Думала, зачем в последнее время государь так часто с нею видится. Знала по опыту, что, когда ему хорошо, она не нужна, и привыкла к этому так, что каждый раз, как он приближался к ней, спрашивала себя: «Зачем? Что с ним?» — и всегда угадывала. Но теперь не могла угадать, только чувствовала, что есть что-то страшное для них обоих. Вспомнилась кроткая, как будто стыдливая, улыбка его во время последней болезни, когда он говорил:
— Не знаю, оттого ли, что я очень болен, или уже годы не те, но я не имею силы бороться с болезнью.
Вспомнилось и то, что сказал он князю Васильчикову, когда выздоравливал:
— Я дешево отделался, но в сущности был бы не прочь сбросить это бремя короны, страшно тяготящей меня.
Рад был сбросить ее вместе с жизнью.
Чем больше думала об этом, тем больше боялась; знала, что он сам никогда не заговорит, а спросить — как бы хуже не было.
Услыхав шаги его, покраснела опять, как влюбленная девочка. Он вошел и поцеловал руку ее, а она его — в голову.
— Уф, едва вырвался! Семейный обед в Аничковом, — заговорил он по-французски, как всегда с ней говорил: — сегодня маменька весь день за мной по пятам. В последнюю минуту послал им сказать, что не буду, а то не отпустили бы… Ну, а вы как?
— Ничего, лихорадки днем, кажется, не было, и меньше кашляю.
— Слава Богу! Только берегитесь, не выезжайте, погода ужасная; слякоть, ветер с моря. Вода поднялась; пожалуй, наводнение будет…

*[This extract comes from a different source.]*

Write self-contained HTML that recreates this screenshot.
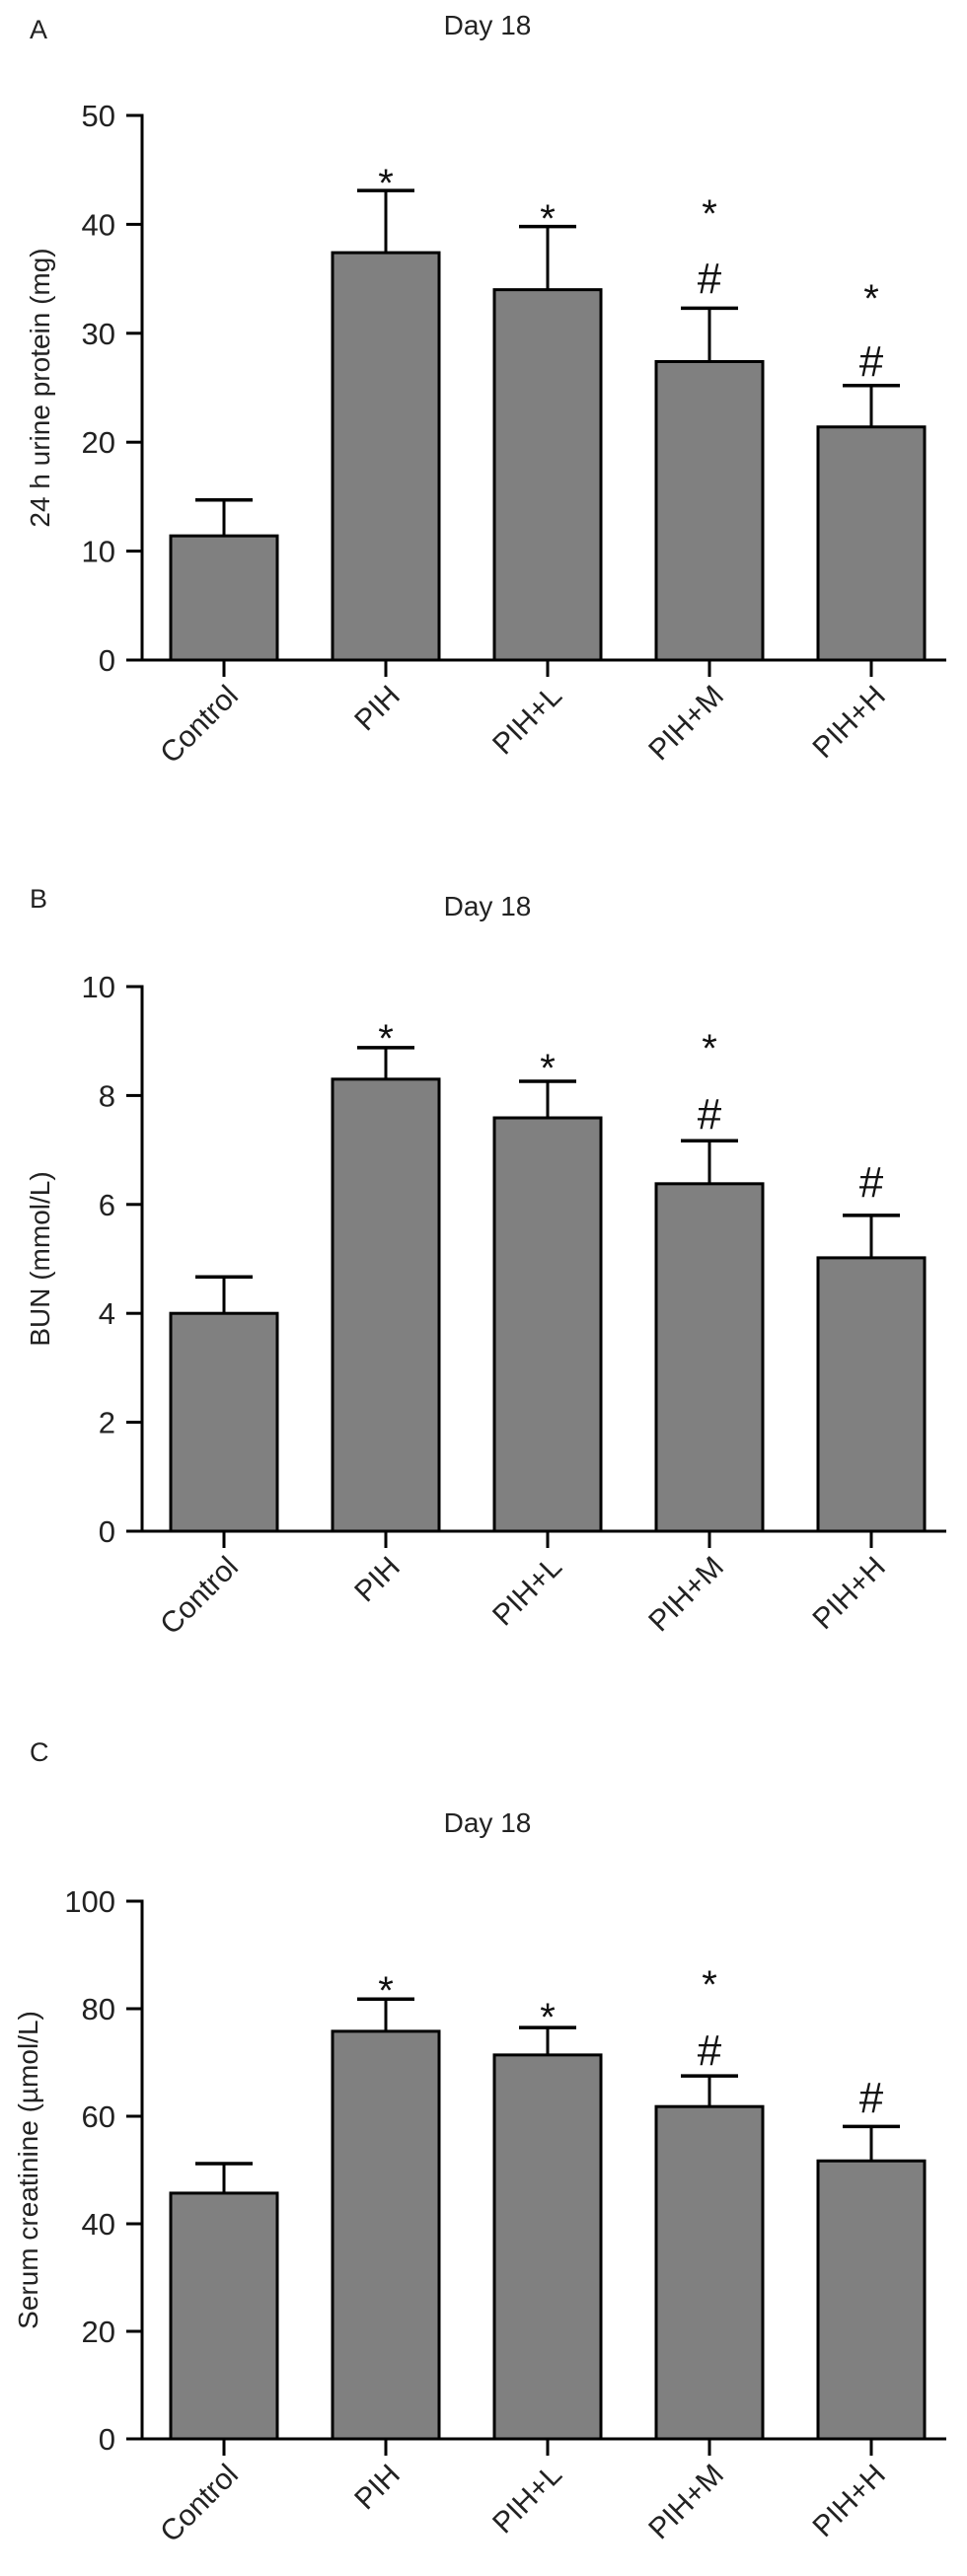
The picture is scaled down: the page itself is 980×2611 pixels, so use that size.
<!DOCTYPE html>
<html><head><meta charset="utf-8"><style>
html,body{margin:0;padding:0;background:#fff;}
svg{display:block;font-family:"Liberation Sans",Arial,sans-serif;}
</style></head><body>
<svg id="fig" width="980" height="2611" viewBox="0 0 980 2611" xmlns="http://www.w3.org/2000/svg"></svg>
<script>
const categories = ["Control","PIH","PIH+L","PIH+M","PIH+H"];
// Panel A: 24 h urine protein (mg)
const aMeans = [11.4, 37.4, 34.0, 27.4, 21.4];
const aErrs  = [3.3, 5.7, 5.8, 4.9, 3.8];
const aStars = [null, 176, 212, 207, 293];
const aHash  = [null, null, null, 281, 365];
const aTicks = [0,10,20,30,40,50];
// Panel B: BUN (mmol/L)
const bMeans = [4.0, 8.30, 7.59, 6.38, 5.02];
const bErrs  = [0.67, 0.58, 0.67, 0.79, 0.78];
const bStars = [null, 1043, 1073, 1053, null];
const bHash  = [null, null, null, 1128, 1197];
const bTicks = [0,2,4,6,8,10];
// Panel C: Serum creatinine (µmol/L)
const cMeans = [45.7, 75.8, 71.4, 61.8, 51.7];
const cErrs  = [5.5, 6.0, 5.1, 5.7, 6.4];
const cStars = [null, 2008, 2035, 2002, null];
const cHash  = [null, null, null, 2077, 2125];
const cTicks = [0,20,40,60,80,100];

const NS="http://www.w3.org/2000/svg";
const svg=document.getElementById('fig');
function mk(tag,attrs,parent,text){const e=document.createElementNS(NS,tag);for(const k in attrs)e.setAttribute(k,attrs[k]);if(text!==undefined)e.textContent=text;(parent||svg).appendChild(e);return e;}

function panel(cfg){
  const g=mk('g',{});
  
  
  const axX=144, x0=cfg.y0, yTop=cfg.yTop, max=cfg.ticks[cfg.ticks.length-1];
  const y=v=>x0-(v/max)*(x0-yTop);
  const xc=i=>227+i*164;
  const lbl=mk('text',{x:30,y:cfg.labelY+10,'font-size':27,fill:'#222'},g,cfg.letter);
  
  
  const t=mk('text',{x:494,y:cfg.titleY+10,'font-size':28,'text-anchor':'middle',fill:'#222'},g,'Day 18');
  
  
  const yt=mk('text',{x:0,y:0,'font-size':28,'text-anchor':'middle',fill:'#222',transform:`translate(${cfg.ytX+10},${(x0+yTop)/2}) rotate(-90)`},g,cfg.ytitle);
  
  
  // bars
  cfg.means.forEach((m,i)=>{
    const top=y(m), cap=y(m+cfg.errs[i]);
    const eb=mk('line',{x1:xc(i),x2:xc(i),y1:top,y2:cap,stroke:'#000','stroke-width':3},g);
    
    
    const ec=mk('line',{x1:xc(i)-29,x2:xc(i)+29,y1:cap,y2:cap,stroke:'#000','stroke-width':3.5},g);
    
    
    const r=mk('rect',{x:xc(i)-54,y:top,width:108,height:x0-top,fill:'#808080',stroke:'#000','stroke-width':3},g);
    
    
    if(cfg.stars[i]!==null){
      const s=mk('text',{x:xc(i),y:cfg.stars[i]+23,'font-size':40,'text-anchor':'middle',fill:'#111'},g,'*');
      
      
    }
    if(cfg.hash[i]!==null){
      const h=mk('text',{x:xc(i),y:cfg.hash[i]+16,'font-size':44,'text-anchor':'middle',fill:'#111'},g,'#');
      
      
    }
    const tk=mk('line',{x1:xc(i),x2:xc(i),y1:x0,y2:x0+17,stroke:'#000','stroke-width':3},g);
    
    
    const xl=mk('text',{x:0,y:0,'font-size':30,'text-anchor':'end',fill:'#222',transform:`translate(${xc(i)+16},${x0+38}) rotate(-45)`},g,categories[i]);
    
    
  });
  const ya=mk('line',{x1:axX,x2:axX,y1:yTop-1.5,y2:x0+1.5,stroke:'#000','stroke-width':3},g);
  
  
  const xa=mk('line',{x1:axX,x2:959,y1:x0,y2:x0,stroke:'#000','stroke-width':3},g);
  
  
  cfg.ticks.forEach(v=>{
    const tl=mk('line',{x1:128,x2:axX,y1:y(v),y2:y(v),stroke:'#000','stroke-width':3},g);
    
    
    const tx=mk('text',{x:117,y:y(v)+11,'font-size':31,'text-anchor':'end',fill:'#222'},g,String(v));
    
    
  });
}
panel({id:'a',letter:'A',labelY:29,titleY:25,yTop:117,y0:669,ticks:aTicks,means:aMeans,errs:aErrs,stars:aStars,hash:aHash,ytitle:'24 h urine protein (mg)',ytX:40});
panel({id:'b',letter:'B',labelY:910,titleY:918,yTop:1000,y0:1552,ticks:bTicks,means:bMeans,errs:bErrs,stars:bStars,hash:bHash,ytitle:'BUN (mmol/L)',ytX:40});
panel({id:'c',letter:'C',labelY:1775,titleY:1847,yTop:1927,y0:2472,ticks:cTicks,means:cMeans,errs:cErrs,stars:cStars,hash:cHash,ytitle:'Serum creatinine (µmol/L)',ytX:28});
</script>
</body></html>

Пили чай, играли в шашки; говорили о маленьких придворных событиях и сплетнях. Она старалась казаться веселой.
Зашла речь о последней семейной сваре из-за фрейлины Протасовой, полоумной старухи, которую императрица-мать взяла под свое покровительство, в пику государыне.
— Ах, если бы вы знали, мой друг, как я устала от этих дрязг! Маменька, Никс, Мишель, Александрин — все против меня. Настоящий заговор…
— Полно, Lise, оставьте, не думайте. Ну, что вам до них? Вы же знаете, чем они хуже к вам, тем лучше я…
— Этого-то и не могут мне простить! Готовы на все, чтобы повредить мне в ваших глазах. Особенно — маменька. И что я им сделала? За что такая ненависть?..
Говорили о родных, как о чужих, почти о врагах. Враги человеку домашние его, — оба понимали, что это значит.
— Неужели вы думаете, Lise, что все это может иметь на меня какое-нибудь влияние? — произнес он ласково и взял ее за руку.
Она молчала, потупившись.
— Не верите? — повторил он еще ласковее.
— Верю, но если мне трудно, не моя вина…
— А чья? Говорите, говорите же все, Lise, ради Бога!
— Я узнаю иногда от других то, что должна бы знать от вас, — сказала она и, подняв глаза, посмотрела на него решительно.
— Что же именно?
— Отреченье от престола.
— Сколько раз я говорил вам. Забыли?
— Говорили в шутку.
— Ну, не совсем…
— Да, не совсем: Константин уже отрекся, и Николай — наследник.